Now, large swathes of Egyptian's judiciary are promising to go on strike in protest of Morsi's actions. The judges, like many appointed bureaucrats from the Mubarak era, have had far more input into politics lately than opposition politicians or the public, and so may get somewhere, though the battle lines are hardening.

Nathan Brown, a leading constitutional scholar, is worried. Writing in the Egypt Independent, he points out that Morsi has a point, but that doesn't make the situation any less fraught.

The president was reacting to real problems when he immunized his decisions and the Constituent Assembly from judicial oversight.
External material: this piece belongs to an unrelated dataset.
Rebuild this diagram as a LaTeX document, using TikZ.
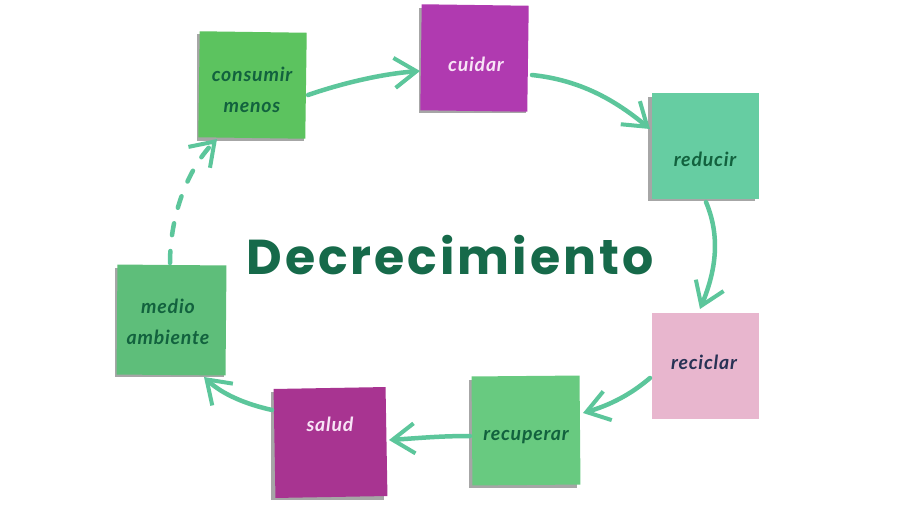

The Brotherhood had been heavy-handed in picking the Constituent Assembly, but it did so fully within the rules drafted last year.  And it is not clear that the opposition would have been satisfied with any compromise over the composition of the body or its work. The Brotherhood’s complaint — that many critics were averse to allowing election results to have any impact on the document or its authors — is firmly grounded.

... Morsy’s defense of his moves as designed to support democracy unfortunately recall the remark attributed to an American soldier during the Vietnam War: “It became necessary to destroy the town to save it.”... But while the crisis is not fully a product of the actors’ intentions, Egyptians will not find a path forward unless their leaders find within themselves an intention to resolve their differences through compromise. The constitutional process is badly broken, but it can still be repaired.

Morsi has insisted, for now, that he's not going to change course. And that potentially puts Egypt on an even more dangerous path. While the Brotherhood told its supporters to stay off the streets during yesterday's big anti-Morsi protests, in order to avoid clashes, the group has called for mass demonstrations in support of Morsi on Saturday, which could lead to clashes.

Rhetoric getting heated

The rhetoric of various officials around Morsi has also grown more heated. A spokesman for the Brother's Freedom and Justice Party wrote today that it's "Very sad to see 'genuine opposition' allied with 'corrupt Mubarak cronies.'" One of the Brotherhood's official Twitter account wrote yesterday that if the "opposition thinks the significance of today is # of Tahrir protestors... they should brace for millions in support of the elected" Morsi while dismissing the Tahrir protests as composed partly of "pro-Mubarak felols" (felol means "remnant" and is used derisively to denote Mubarak cronies and hangers on).

With the "process" gummed up, the opposition interested only, it seems, in using street power to prevent Morsi's agenda from moving forward, and Morsi currently the only official in Egypt with any democratic legitimacy, the stage looks set for a showdown. And what then? Sufficient rioting might bring the military back into the political forefront again.

Or even a long enough showdown with the judges. It was only in August that Morsi issued decrees asserting civilian authority over the military's in the political transition. His moves last week were precipitated by fears that the courts were about to roll all that back.

For now, more chaos and confusion seems certain. All else is cloudy.